I've said it before: this is not the picture of a state that's showing demonstrable progress getting its @#$% together on disciplined planning and advocacy. It points to the same underlying focus problems that have undercut their rate of progress with too many inefficiencies and too little attention to detail. The fact that they
are making progress in spite of that inefficiency is not an indicator that everything is going according to plan. They are carrying around a very high burn rate for the resources they are getting when so many details are left to chance and TBD's. A lot of other states with passenger rail dreams have upped their game on that whole "optimization" thing re: making a bang-for-buck funding pitch.
I keep citing Vermont as the local example they need to watch out for. VTrans is gift-wrapping the feds lowballed figures for rapid service starts on the Western Corridor, and they aren't letting stuff like "Gee, I didn't even check if VRS is a total clownshow at clearing the mainline within HOS or not...let's not follow-up on that at all" advise their bigger-ticket spending decisions. Do you know how many state-sponsored passenger rail proposals are sitting around in conceptual study waiting for this Ethan Allen extension to prove itself 'the' bellweather template to follow for maxing out their chances in a crowded pool chasing limited bucks?
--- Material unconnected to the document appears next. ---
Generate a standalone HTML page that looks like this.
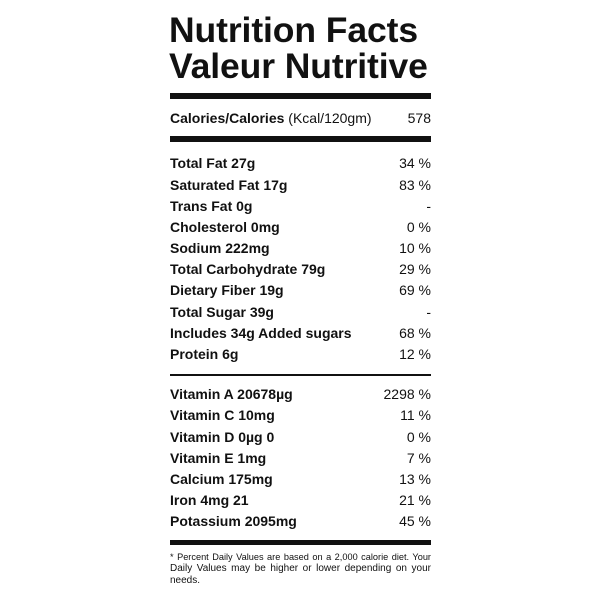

The Downeaster cannot compete with sales pitches like that year-in/year-out if the half-baked assumptions and placeholders behind these grants are their idea of greater "optimization". They're not going to get $10M for the next urgently needed passing siding if they can't show the math better than this. It's not a static playing field; the project competition for grants is getting too much smarter too much faster for this kind of inattention to detail to keep their window propped open. If they want to be "optimal"...show discipline as a future predictor of bang-for-buck. These grants aren't an auspicious start for that.